[Start Dataset rows]
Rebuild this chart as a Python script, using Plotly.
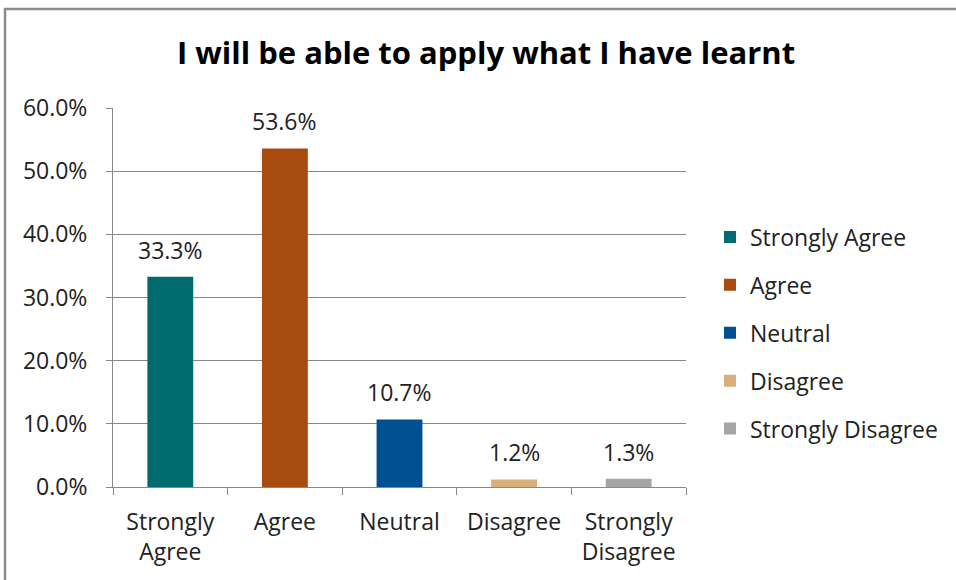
import plotly.graph_objects as go

categories = ["Strongly Agree", "Agree", "Neutral", "Disagree", "Strongly Disagree"]
tick_labels = ["Strongly<br>Agree", "Agree", "Neutral", "Disagree", "Strongly<br>Disagree"]
values = [0.333, 0.536, 0.107, 0.012, 0.013]
colors = ["#006B6F", "#A84B0F", "#004F91", "#D9B07C", "#A5A5A5"]

FONT = "Open Sans"
FS = 23
fig = go.Figure()
for i, (cat, lab, v, c) in enumerate(zip(categories, tick_labels, values, colors)):
    fig.add_trace(go.Bar(
        x=[lab], y=[v], name=cat, marker=dict(color=c, line=dict(width=0)),
        legendgroup=f"g{i}", hoverinfo="skip",
    ))
    fig.add_annotation(x=lab, y=v, text=f"{v*100:.1f}%", showarrow=False,
                       yanchor="bottom", yshift=9,
                       font=dict(family=FONT, size=FS, color="#222"))

W, H = 956, 580
L, R, T, B = 113, 270, 108, 93
pw, ph = W - L - R, H - T - B

# outer chart border
fig.add_shape(type="rect", xref="paper", yref="paper",
              x0=(5 - L) / pw, x1=(W + 20 - L) / pw,
              y0=(H - B - (H + 20)) / ph, y1=(H - B - 9) / ph,
              line=dict(color="#8C8C8C", width=2.5), fillcolor="rgba(0,0,0,0)", layer="above")

fig.update_layout(
    width=W, height=H,
    margin=dict(l=L, r=R, t=T, b=B),
    paper_bgcolor="white", plot_bgcolor="white",
    barmode="overlay", bargap=0.6,
    title=dict(text="<b>I will be able to apply what I have learnt</b>",
               x=486 / W, xanchor="center", xref="container",
               y=1 - 53 / H, yanchor="middle", yref="container",
               font=dict(family=FONT, size=31, color="black")),
    font=dict(family=FONT, size=FS, color="#222"),
    showlegend=True,
    legend=dict(x=(710 - L) / pw, xanchor="left", y=(487 - 333) / ph, yanchor="middle",
                font=dict(family=FONT, size=FS, color="#222"),
                tracegroupgap=15, itemclick=False),
    xaxis=dict(type="category", categoryorder="array", categoryarray=tick_labels,
               showline=True, linecolor="#888", linewidth=1,
               ticks="outside", ticklen=7, tickcolor="#888", tickson="boundaries",
               showgrid=False, tickfont=dict(family=FONT, size=FS, color="#222"),
               ticklabelstandoff=14),
    yaxis=dict(range=[0, 0.6], dtick=0.1, tickformat=".1%",
               showline=True, linecolor="#888", linewidth=1,
               ticks="outside", ticklen=6, tickcolor="#888",
               showgrid=True, gridcolor="#888", gridwidth=1, zeroline=False,
               tickfont=dict(family=FONT, size=FS, color="#222"), ticklabelstandoff=14),
)

fig.write_html("out.html")
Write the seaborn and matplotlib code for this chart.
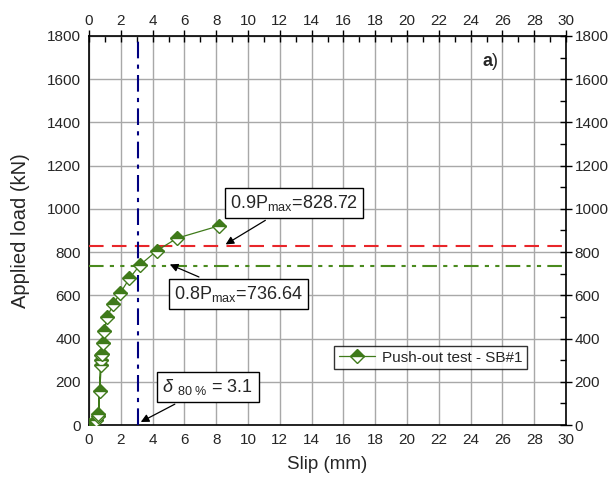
import numpy as np
import pandas as pd
import matplotlib
matplotlib.use("Agg")
import matplotlib.pyplot as plt
from matplotlib.ticker import MultipleLocator
import seaborn as sns

# Push-out test SB#1: measured slip (mm) and applied load (kN)
slip = [0.0, 0.41, 0.56, 0.69, 0.73, 0.56, 0.75, 0.59, 0.77, 0.80,
        0.86, 0.94, 1.14, 1.53, 1.96, 2.54, 3.20, 4.26, 5.53, 8.15]
load = [0.0, 25.0, 40.0, 158.0, 324.0, 45.0, 302.0, 50.0, 277.0, 329.0,
        378.0, 433.0, 499.0, 560.0, 610.0, 678.0, 740.0, 806.0, 864.0, 920.8]

p90 = 828.72     # 0.9 Pmax
p80 = 736.64     # 0.8 Pmax
delta80 = 3.1    # slip at 0.8 Pmax

x_ticks = list(range(0, 31, 2))
y_ticks = list(range(0, 1801, 200))

sns.set_style("white")
plt.rcParams["font.family"] = ["Liberation Sans", "DejaVu Sans"]
plt.rcParams["mathtext.fontset"] = "custom"
plt.rcParams["mathtext.rm"] = "Liberation Sans"
plt.rcParams["mathtext.it"] = "Liberation Sans:italic"

df = pd.DataFrame({"Slip (mm)": slip, "Applied load (kN)": load})

fig = plt.figure(figsize=(6.16, 4.87), dpi=100)
ax = fig.add_axes([0.1445, 0.1273, 0.7745, 0.799])

green = "#3f7a1a"
sns.lineplot(data=df, x="Slip (mm)", y="Applied load (kN)", sort=False,
             color=green, lw=0.9, marker="D", markersize=7.5,
             markeredgecolor=green, markerfacecolor=green,
             markerfacecoloralt="white", fillstyle="top",
             markeredgewidth=1.0, label="Push-out test - SB#1", ax=ax,
             zorder=5)

ax.axhline(p90, color="#e8262a", lw=1.5, dashes=(7, 4), zorder=3)
ax.axhline(p80, color="#4a8a1e", lw=1.5, dashes=(7, 3, 2, 3, 2, 3), zorder=3)
ax.axvline(delta80, color="#000080", lw=1.5, dashes=(8, 3, 2, 3), zorder=3)

ax.set_xlim(0, 30)
ax.set_ylim(0, 1800)
ax.set_xticks(x_ticks)
ax.set_yticks(y_ticks)
ax.xaxis.set_minor_locator(MultipleLocator(1))
ax.yaxis.set_minor_locator(MultipleLocator(100))
ax.grid(True, which="major", color="#a8a8a8", lw=1.0, zorder=0)
ax.set_axisbelow(True)

ax.tick_params(which="both", top=True, right=True,
               labeltop=True, labelright=True, labelsize=11, width=1.0,
               color="black")
ax.tick_params(which="major", direction="inout", length=8, pad=2)
ax.tick_params(which="minor", direction="in", length=4)
for s in ax.spines.values():
    s.set_color("black")
    s.set_linewidth(1.2)

ax.set_xlabel("Slip (mm)", fontsize=13.5, labelpad=6)
ax.set_ylabel("Applied load (kN)", fontsize=14.5, labelpad=12)

box = dict(boxstyle="square,pad=0.3", fc="white", ec="black", lw=1.0)
arrow = dict(arrowstyle="-|>", color="black", lw=0.9, mutation_scale=12)

ax.annotate(r"0.9P$_{\mathrm{max}}$=828.72", xy=(8.44, p90),
            xytext=(8.87, 1027), fontsize=13, ha="left", va="center",
            bbox=box, arrowprops=arrow, zorder=10)
ax.annotate(r"0.8P$_{\mathrm{max}}$=736.64", xy=(4.92, 748),
            xytext=(5.35, 606), fontsize=13, ha="left", va="center",
            bbox=box, arrowprops=arrow, zorder=10)
ax.annotate(r"$\delta$ $_{\mathrm{80\ \%}}$ = 3.1", xy=(3.1, 8),
            xytext=(4.6, 176), fontsize=13, ha="left", va="center",
            bbox=box, arrowprops=arrow, zorder=10)

ax.text(0.824, 0.934, "a", transform=ax.transAxes, fontsize=13,
        fontweight="bold", ha="left", va="center")
ax.text(0.844, 0.934, ")", transform=ax.transAxes, fontsize=13,
        ha="left", va="center")

leg = ax.legend(loc="upper left", bbox_to_anchor=(0.514, 0.203),
                fontsize=11, frameon=True, fancybox=False,
                borderpad=0.3, handlelength=2.4, handletextpad=0.4,
                borderaxespad=0)
leg.get_frame().set_edgecolor("black")
leg.get_frame().set_linewidth(1.0)

fig.savefig("out.png", dpi=100)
[End Dataset rows]
Every record must be copied exactly, with images dropped from the result.

§ Written answer
Rebuild this chart as a Python script, using Plotly.
import plotly.graph_objects as go

categories = ["Strongly Agree", "Agree", "Neutral", "Disagree", "Strongly Disagree"]
tick_labels = ["Strongly<br>Agree", "Agree", "Neutral", "Disagree", "Strongly<br>Disagree"]
values = [0.333, 0.536, 0.107, 0.012, 0.013]
colors = ["#006B6F", "#A84B0F", "#004F91", "#D9B07C", "#A5A5A5"]

FONT = "Open Sans"
FS = 23
fig = go.Figure()
for i, (cat, lab, v, c) in enumerate(zip(categories, tick_labels, values, colors)):
    fig.add_trace(go.Bar(
        x=[lab], y=[v], name=cat, marker=dict(color=c, line=dict(width=0)),
        legendgroup=f"g{i}", hoverinfo="skip",
    ))
    fig.add_annotation(x=lab, y=v, text=f"{v*100:.1f}%", showarrow=False,
                       yanchor="bottom", yshift=9,
                       font=dict(family=FONT, size=FS, color="#222"))

W, H = 956, 580
L, R, T, B = 113, 270, 108, 93
pw, ph = W - L - R, H - T - B

# outer chart border
fig.add_shape(type="rect", xref="paper", yref="paper",
              x0=(5 - L) / pw, x1=(W + 20 - L) / pw,
              y0=(H - B - (H + 20)) / ph, y1=(H - B - 9) / ph,
              line=dict(color="#8C8C8C", width=2.5), fillcolor="rgba(0,0,0,0)", layer="above")

fig.update_layout(
    width=W, height=H,
    margin=dict(l=L, r=R, t=T, b=B),
    paper_bgcolor="white", plot_bgcolor="white",
    barmode="overlay", bargap=0.6,
    title=dict(text="<b>I will be able to apply what I have learnt</b>",
               x=486 / W, xanchor="center", xref="container",
               y=1 - 53 / H, yanchor="middle", yref="container",
               font=dict(family=FONT, size=31, color="black")),
    font=dict(family=FONT, size=FS, color="#222"),
    showlegend=True,
    legend=dict(x=(710 - L) / pw, xanchor="left", y=(487 - 333) / ph, yanchor="middle",
                font=dict(family=FONT, size=FS, color="#222"),
                tracegroupgap=15, itemclick=False),
    xaxis=dict(type="category", categoryorder="array", categoryarray=tick_labels,
               showline=True, linecolor="#888", linewidth=1,
               ticks="outside", ticklen=7, tickcolor="#888", tickson="boundaries",
               showgrid=False, tickfont=dict(family=FONT, size=FS, color="#222"),
               ticklabelstandoff=14),
    yaxis=dict(range=[0, 0.6], dtick=0.1, tickformat=".1%",
               showline=True, linecolor="#888", linewidth=1,
               ticks="outside", ticklen=6, tickcolor="#888",
               showgrid=True, gridcolor="#888", gridwidth=1, zeroline=False,
               tickfont=dict(family=FONT, size=FS, color="#222"), ticklabelstandoff=14),
)

fig.write_html("out.html")
Write the seaborn and matplotlib code for this chart.
import numpy as np
import pandas as pd
import matplotlib
matplotlib.use("Agg")
import matplotlib.pyplot as plt
from matplotlib.ticker import MultipleLocator
import seaborn as sns

# Push-out test SB#1: measured slip (mm) and applied load (kN)
slip = [0.0, 0.41, 0.56, 0.69, 0.73, 0.56, 0.75, 0.59, 0.77, 0.80,
        0.86, 0.94, 1.14, 1.53, 1.96, 2.54, 3.20, 4.26, 5.53, 8.15]
load = [0.0, 25.0, 40.0, 158.0, 324.0, 45.0, 302.0, 50.0, 277.0, 329.0,
        378.0, 433.0, 499.0, 560.0, 610.0, 678.0, 740.0, 806.0, 864.0, 920.8]

p90 = 828.72     # 0.9 Pmax
p80 = 736.64     # 0.8 Pmax
delta80 = 3.1    # slip at 0.8 Pmax

x_ticks = list(range(0, 31, 2))
y_ticks = list(range(0, 1801, 200))

sns.set_style("white")
plt.rcParams["font.family"] = ["Liberation Sans", "DejaVu Sans"]
plt.rcParams["mathtext.fontset"] = "custom"
plt.rcParams["mathtext.rm"] = "Liberation Sans"
plt.rcParams["mathtext.it"] = "Liberation Sans:italic"

df = pd.DataFrame({"Slip (mm)": slip, "Applied load (kN)": load})

fig = plt.figure(figsize=(6.16, 4.87), dpi=100)
ax = fig.add_axes([0.1445, 0.1273, 0.7745, 0.799])

green = "#3f7a1a"
sns.lineplot(data=df, x="Slip (mm)", y="Applied load (kN)", sort=False,
             color=green, lw=0.9, marker="D", markersize=7.5,
             markeredgecolor=green, markerfacecolor=green,
             markerfacecoloralt="white", fillstyle="top",
             markeredgewidth=1.0, label="Push-out test - SB#1", ax=ax,
             zorder=5)

ax.axhline(p90, color="#e8262a", lw=1.5, dashes=(7, 4), zorder=3)
ax.axhline(p80, color="#4a8a1e", lw=1.5, dashes=(7, 3, 2, 3, 2, 3), zorder=3)
ax.axvline(delta80, color="#000080", lw=1.5, dashes=(8, 3, 2, 3), zorder=3)

ax.set_xlim(0, 30)
ax.set_ylim(0, 1800)
ax.set_xticks(x_ticks)
ax.set_yticks(y_ticks)
ax.xaxis.set_minor_locator(MultipleLocator(1))
ax.yaxis.set_minor_locator(MultipleLocator(100))
ax.grid(True, which="major", color="#a8a8a8", lw=1.0, zorder=0)
ax.set_axisbelow(True)

ax.tick_params(which="both", top=True, right=True,
               labeltop=True, labelright=True, labelsize=11, width=1.0,
               color="black")
ax.tick_params(which="major", direction="inout", length=8, pad=2)
ax.tick_params(which="minor", direction="in", length=4)
for s in ax.spines.values():
    s.set_color("black")
    s.set_linewidth(1.2)

ax.set_xlabel("Slip (mm)", fontsize=13.5, labelpad=6)
ax.set_ylabel("Applied load (kN)", fontsize=14.5, labelpad=12)

box = dict(boxstyle="square,pad=0.3", fc="white", ec="black", lw=1.0)
arrow = dict(arrowstyle="-|>", color="black", lw=0.9, mutation_scale=12)

ax.annotate(r"0.9P$_{\mathrm{max}}$=828.72", xy=(8.44, p90),
            xytext=(8.87, 1027), fontsize=13, ha="left", va="center",
            bbox=box, arrowprops=arrow, zorder=10)
ax.annotate(r"0.8P$_{\mathrm{max}}$=736.64", xy=(4.92, 748),
            xytext=(5.35, 606), fontsize=13, ha="left", va="center",
            bbox=box, arrowprops=arrow, zorder=10)
ax.annotate(r"$\delta$ $_{\mathrm{80\ \%}}$ = 3.1", xy=(3.1, 8),
            xytext=(4.6, 176), fontsize=13, ha="left", va="center",
            bbox=box, arrowprops=arrow, zorder=10)

ax.text(0.824, 0.934, "a", transform=ax.transAxes, fontsize=13,
        fontweight="bold", ha="left", va="center")
ax.text(0.844, 0.934, ")", transform=ax.transAxes, fontsize=13,
        ha="left", va="center")

leg = ax.legend(loc="upper left", bbox_to_anchor=(0.514, 0.203),
                fontsize=11, frameon=True, fancybox=False,
                borderpad=0.3, handlelength=2.4, handletextpad=0.4,
                borderaxespad=0)
leg.get_frame().set_edgecolor("black")
leg.get_frame().set_linewidth(1.0)

fig.savefig("out.png", dpi=100)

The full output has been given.